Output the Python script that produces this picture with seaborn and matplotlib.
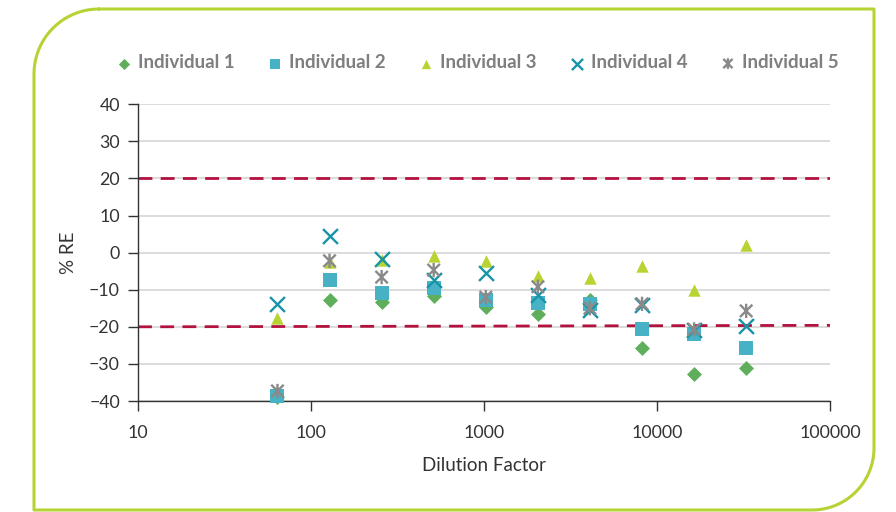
import numpy as np
import pandas as pd
import seaborn as sns
import matplotlib.pyplot as plt
from matplotlib.lines import Line2D
from matplotlib.markers import MarkerStyle
from matplotlib.path import Path
from matplotlib.ticker import FixedLocator, NullLocator, FuncFormatter

# Data
dilution = [64, 128, 256, 512, 1024, 2048, 4096, 8192, 16384, 32768]
ind1 = [-38.8, -12.8, -13.4, -11.7, -14.7, -16.6, -12.8, -25.8, -32.7, -31.0]
ind2 = [-38.6, -7.5, -11.0, -9.6, -12.8, -13.7, -13.8, -20.6, -22.0, -25.8]
ind3 = [-17.7, -2.5, -2.0, -0.9, -2.2, -6.2, -6.9, -3.6, -10.1, 2.1]
ind4 = [-13.9, 4.5, -1.6, -7.4, -5.4, -11.4, -15.5, -14.1, -20.9, -19.7]
ind5 = [-37.3, -2.2, -6.6, -4.7, -12.0, -9.2, -15.0, -13.8, -20.7, -15.7]
series_names = ["Individual 1", "Individual 2", "Individual 3", "Individual 4", "Individual 5"]

limit_x = [10, 100000]
upper_limit = [20.0, 20.0]
lower_limit = [-20.0, -19.6]

x_ticks = [10, 100, 1000, 10000, 100000]
y_ticks = [-40, -30, -20, -10, 0, 10, 20, 30, 40]

df = pd.DataFrame({"Dilution": dilution, "Individual 1": ind1, "Individual 2": ind2,
                   "Individual 3": ind3, "Individual 4": ind4, "Individual 5": ind5})
long_df = df.melt(id_vars="Dilution", var_name="Series", value_name="RE")

sns.set_theme(style="white")
plt.rcParams["font.family"] = ["Lato", "DejaVu Sans"]

# asterisk marker: X plus vertical bar
star = Path([(-1, -1), (1, 1), (-1, 1), (1, -1), (0, -1.15), (0, 1.15)],
            [Path.MOVETO, Path.LINETO] * 3)

styles = {
    "Individual 1": dict(marker="D", color="#5fae5c", s=58, linewidth=0),
    "Individual 2": dict(marker="s", color="#47b1c5", s=88, linewidth=0),
    "Individual 3": dict(marker="^", color="#b7d433", s=80, linewidth=0),
    "Individual 4": dict(marker="x", color="#1795a8", s=115, linewidth=1.7),
    "Individual 5": dict(marker=MarkerStyle(star, fillstyle="none"), color="#8a8a8a", s=105, linewidth=1.7),
}

fig = plt.figure(figsize=(8.96, 5.12), dpi=100)
ax = fig.add_axes([138 / 896, 1 - 401 / 512, 692 / 896, (401 - 104.3) / 512])

for name in series_names:
    sub = long_df[long_df["Series"] == name]
    sns.scatterplot(data=sub, x="Dilution", y="RE", label=name, ax=ax,
                    clip_on=False, zorder=3, **styles[name])

# acceptance limits
ax.plot(limit_x, upper_limit, color="#b3123f", linewidth=2.0, dashes=(5, 3), zorder=2)
ax.plot(limit_x, lower_limit, color="#b3123f", linewidth=2.0, dashes=(5, 3), zorder=2)

ax.set_xscale("log")
ax.set_xlim(10, 100000)
ax.set_ylim(-40, 40)
ax.xaxis.set_major_locator(FixedLocator(x_ticks))
ax.xaxis.set_minor_locator(NullLocator())
ax.xaxis.set_major_formatter(FuncFormatter(lambda v, p: f"{int(v)}"))
ax.set_yticks(y_ticks)

ax.yaxis.grid(True, color="#d9d9d9", linewidth=1.3)
ax.set_axisbelow(True)
for side in ["top", "right"]:
    ax.spines[side].set_visible(False)
for side in ["left", "bottom"]:
    ax.spines[side].set_color("#333333")
    ax.spines[side].set_linewidth(1.0)

ax.tick_params(axis="x", length=7, width=1, color="#333333", pad=10, labelsize=12.8, labelcolor="#333333")
ax.tick_params(axis="y", length=7, width=1, color="#333333", pad=6, labelsize=12.8, labelcolor="#333333")
ax.tick_params(left=True, bottom=True)

ax.set_xlabel("Dilution Factor", fontsize=13.5, color="#333333", labelpad=12)
ax.set_ylabel("% RE", fontsize=13.5, color="#333333", labelpad=9)

# legend across the top
ax.get_legend().remove()
leg = fig.legend(*ax.get_legend_handles_labels(), loc="center", bbox_to_anchor=(0.533, 0.877),
                 ncol=5, frameon=False, handlelength=0.8, handletextpad=0.35, columnspacing=1.75,
                 markerscale=0.75, prop={"weight": "bold", "size": 13.5})
for t in leg.get_texts():
    t.set_color("#7f7f7f")

# green frame with rounded top-left and bottom-right corners
W, H = 896, 512
left, top, right, bottom, r1, r2 = 34, 9, 874, 510, 65, 62
t1 = np.linspace(np.pi, 1.5 * np.pi, 30)
t2 = np.linspace(0, 0.5 * np.pi, 30)
px = ([left + r1, right, right] + list(right - r2 + r2 * np.cos(t2)) + [left, left]
      + list(left + r1 + r1 * np.cos(t1)))
py = ([top, top, bottom - r2] + list(bottom - r2 + r2 * np.sin(t2)) + [bottom, top + r1]
      + list(top + r1 + r1 * np.sin(t1)))
fig.add_artist(Line2D(np.array(px) / W, 1 - np.array(py) / H, transform=fig.transFigure,
                      color="#b6d334", linewidth=2.2, solid_joinstyle="round"))

plt.savefig("out.png", dpi=100)
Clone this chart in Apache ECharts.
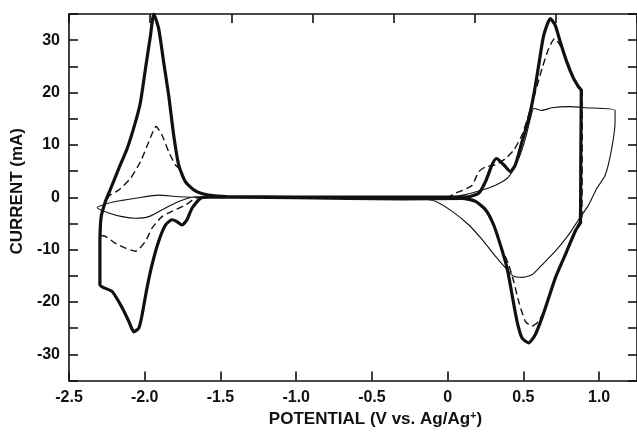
<!DOCTYPE html>
<html>
<head>
<meta charset="utf-8">
<script src="https://cdn.jsdelivr.net/npm/echarts@6/dist/echarts.min.js"></script>
<style>html,body{margin:0;padding:0;background:#fff;}#c{width:637px;height:433px;}</style>
</head>
<body>
<div id="c"></div>
<script>
// Potential (V vs. Ag/Ag+) and current (mA) pairs for each cycle
var thickCycle = [
  [-1.40,0.0],[-1.578,0.0],[-1.633,-0.2],[-1.688,-2.1],[-1.721,-4.3],[-1.754,-5.3],[-1.79,-4.6],[-1.82,-4.3],
  [-1.863,-5.3],[-1.908,-8.4],[-1.952,-12.9],[-1.985,-17.3],[-2.017,-22.4],[-2.039,-25.0],[-2.072,-25.7],
  [-2.105,-23.7],[-2.149,-21.1],[-2.215,-18.0],[-2.296,-16.7],[-2.296,-9.0],[-2.288,-3.8],[-2.262,-1.0],
  [-2.237,0.8],[-2.20,3.4],[-2.171,5.5],[-2.116,9.3],[-2.061,14.4],[-2.028,18.2],[-1.995,24.6],[-1.962,30.9],
  [-1.94,35.0],[-1.908,32.2],[-1.875,25.8],[-1.842,19.5],[-1.809,11.9],[-1.776,6.2],[-1.732,3.0],[-1.666,1.2],
  [-1.578,0.4],[-1.447,0.1],[-1.0,0.05],[0.0,0.05],[0.14,0.1],[0.206,0.8],[0.25,3.0],[0.293,6.2],[0.322,7.4],
  [0.37,6.2],[0.414,4.9],[0.447,6.2],[0.491,10.6],[0.535,15.0],[0.568,19.5],[0.601,25.2],[0.634,30.9],
  [0.678,34.1],[0.711,32.8],[0.743,29.7],[0.787,25.8],[0.831,22.7],[0.864,21.1],[0.882,20.4],[0.879,8.0],
  [0.876,-4.6],[0.842,-6.5],[0.776,-11.0],[0.711,-15.4],[0.667,-19.2],[0.623,-23.0],[0.579,-26.2],[0.535,-27.8],
  [0.491,-26.9],[0.458,-23.7],[0.425,-18.6],[0.392,-13.5],[0.348,-9.1],[0.304,-5.3],[0.25,-2.4],[0.184,-0.8],
  [0.096,-0.2],[-0.3,-0.3],[-1.0,-0.1],[-1.40,0.0]
];
var dashedCycle = [
  [-1.40,0.0],[-1.60,0.0],[-1.666,-0.2],[-1.732,-1.5],[-1.82,-2.7],[-1.886,-3.7],[-1.952,-5.9],[-1.995,-8.4],
  [-2.061,-10.3],[-2.127,-9.7],[-2.193,-8.8],[-2.258,-7.5],[-2.29,-7.2],[-2.286,-4.0],[-2.27,-2.0],[-2.237,0.2],
  [-2.171,1.4],[-2.094,3.6],[-2.028,6.8],[-1.973,10.6],[-1.925,13.5],[-1.886,11.9],[-1.842,8.7],[-1.798,6.2],
  [-1.776,5.6],[-1.732,3.0],[-1.666,1.2],[-1.578,0.4],[-1.45,0.1],[0.0,0.05],[0.052,0.8],[0.10,1.3],[0.162,2.3],
  [0.206,4.9],[0.25,5.8],[0.316,6.2],[0.382,7.4],[0.436,9.0],[0.491,11.9],[0.535,15.7],[0.579,20.1],[0.623,24.6],
  [0.667,28.4],[0.706,30.3],[0.743,29.0],[0.787,25.8],[0.831,22.7],[0.864,21.1],[0.888,20.4],[0.886,-4.6],
  [0.842,-6.5],[0.776,-11.0],[0.711,-15.4],[0.667,-19.2],[0.623,-22.5],[0.60,-23.7],[0.557,-24.6],[0.513,-23.7],
  [0.469,-19.9],[0.436,-16.1],[0.403,-12.9],[0.348,-9.1],[0.304,-5.3],[0.25,-2.4],[0.184,-0.8],[0.10,-0.2],[-1.40,0.0]
];
var thinCycle = [
  [-1.40,0.0],[-1.666,0.1],[-1.776,-0.8],[-1.886,-2.4],[-1.973,-3.7],[-2.061,-4.0],[-2.149,-3.7],[-2.237,-3.0],
  [-2.314,-2.0],[-2.237,-1.1],[-2.15,-0.6],[-2.061,-0.2],[-1.908,0.4],[-1.776,0.1],[-1.60,0.0],[0.0,0.0],
  [0.10,0.4],[0.206,1.2],[0.316,2.3],[0.403,3.9],[0.469,7.4],[0.513,11.2],[0.546,15.0],[0.568,17.0],[0.60,16.7],
  [0.623,16.6],[0.689,17.1],[0.798,17.3],[0.908,17.1],[1.105,16.6],[1.105,14.4],[1.083,9.3],[1.04,4.2],
  [0.985,1.7],[0.93,-1.5],[0.864,-4.3],[0.798,-7.2],[0.711,-10.3],[0.623,-12.9],[0.557,-14.8],[0.491,-15.3],
  [0.436,-15.1],[0.382,-13.5],[0.316,-11.3],[0.228,-8.1],[0.14,-5.3],[0.03,-2.7],[-0.079,-0.8],[-0.19,-0.2],
  [-0.30,0.0],[-1.40,0.0]
];
var xTickLabels = ['-2.5','-2.0','-1.5','-1.0','-0.5','0','0.5','1.0'];
var yTickLabels = ['-30','-20','-10','0','10','20','30'];

var chart = echarts.init(document.getElementById('c'), null, {renderer:'canvas'});
var F = 'Liberation Sans';
var lineAx = {onZero:false, lineStyle:{color:'#111', width:1.6}};
var tickIn = {show:true, inside:true, length:9, lineStyle:{color:'#111', width:1.6}};
function xFmt(v){
  var s = (Math.abs(v) < 1e-9) ? '0' : v.toFixed(1);
  return xTickLabels.indexOf(s) >= 0 ? s : '';
}
function yFmt(v){
  var s = String(Math.round(v));
  return (Math.round(v) % 10 === 0 && yTickLabels.indexOf(s) >= 0) ? s : '';
}
chart.setOption({
  animation:false,
  backgroundColor:'#fff',
  grid:{left:69, top:14, right:-1, bottom:51, containLabel:false},
  xAxis:[{
    type:'value', min:-2.5, max:1.25, interval:0.5, position:'bottom',
    axisLine:lineAx, axisTick:tickIn, splitLine:{show:false},
    axisLabel:{formatter:xFmt, margin:9, color:'#111', fontFamily:F, fontWeight:'bold', fontSize:16, showMaxLabel:false},
    name:'POTENTIAL (V vs. Ag/Ag{sup|+})', nameLocation:'middle', nameGap:30,
    nameTextStyle:{color:'#111', fontFamily:F, fontWeight:'bold', fontSize:17, padding:[0,0,0,45],
      rich:{sup:{fontSize:11, fontFamily:F, fontWeight:'bold', color:'#111', verticalAlign:'top', padding:[0,0,7,0]}}}
  },{
    type:'value', min:0, max:7, interval:1, position:'top',
    axisLine:lineAx, axisTick:tickIn, axisLabel:{show:false}, splitLine:{show:false}
  }],
  yAxis:[{
    type:'value', min:-35, max:35, interval:5, position:'left',
    axisLine:lineAx, axisTick:tickIn, splitLine:{show:false},
    axisLabel:{formatter:yFmt, margin:9, color:'#111', fontFamily:F, fontWeight:'bold', fontSize:16},
    name:'CURRENT (mA)', nameLocation:'middle', nameGap:38,
    nameTextStyle:{color:'#111', fontFamily:F, fontWeight:'bold', fontSize:17, padding:[0,0,0,12]}
  },{
    type:'value', min:-35, max:35, interval:5, position:'right',
    axisLine:lineAx, axisTick:tickIn, axisLabel:{show:false}, splitLine:{show:false}
  }],
  series:[
    {type:'line', xAxisIndex:0, yAxisIndex:0, data:thinCycle, showSymbol:false, smooth:0.2,
      lineStyle:{color:'#111', width:1.1}, z:2},
    {type:'line', xAxisIndex:0, yAxisIndex:0, data:dashedCycle, showSymbol:false, smooth:0.2,
      lineStyle:{color:'#111', width:1.4, type:[7,4]}, z:3},
    {type:'line', xAxisIndex:0, yAxisIndex:0, data:thickCycle, showSymbol:false, smooth:0.2,
      lineStyle:{color:'#111', width:3.2, join:'round', cap:'round'}, z:4}
  ]
});
</script>
</body>
</html>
☆ ☆ ☆ ☆ ☆
> **Objective**: Only the lines from the start of the records to the line with "y_ticks = [-40, -30, -20, -10, 0, 10, 20, 30, 40]" belong in the copy. Print them exactly, minus pictures.

> **Complete answer**:
Output the Python script that produces this picture with seaborn and matplotlib.
import numpy as np
import pandas as pd
import seaborn as sns
import matplotlib.pyplot as plt
from matplotlib.lines import Line2D
from matplotlib.markers import MarkerStyle
from matplotlib.path import Path
from matplotlib.ticker import FixedLocator, NullLocator, FuncFormatter

# Data
dilution = [64, 128, 256, 512, 1024, 2048, 4096, 8192, 16384, 32768]
ind1 = [-38.8, -12.8, -13.4, -11.7, -14.7, -16.6, -12.8, -25.8, -32.7, -31.0]
ind2 = [-38.6, -7.5, -11.0, -9.6, -12.8, -13.7, -13.8, -20.6, -22.0, -25.8]
ind3 = [-17.7, -2.5, -2.0, -0.9, -2.2, -6.2, -6.9, -3.6, -10.1, 2.1]
ind4 = [-13.9, 4.5, -1.6, -7.4, -5.4, -11.4, -15.5, -14.1, -20.9, -19.7]
ind5 = [-37.3, -2.2, -6.6, -4.7, -12.0, -9.2, -15.0, -13.8, -20.7, -15.7]
series_names = ["Individual 1", "Individual 2", "Individual 3", "Individual 4", "Individual 5"]

limit_x = [10, 100000]
upper_limit = [20.0, 20.0]
lower_limit = [-20.0, -19.6]

x_ticks = [10, 100, 1000, 10000, 100000]
y_ticks = [-40, -30, -20, -10, 0, 10, 20, 30, 40]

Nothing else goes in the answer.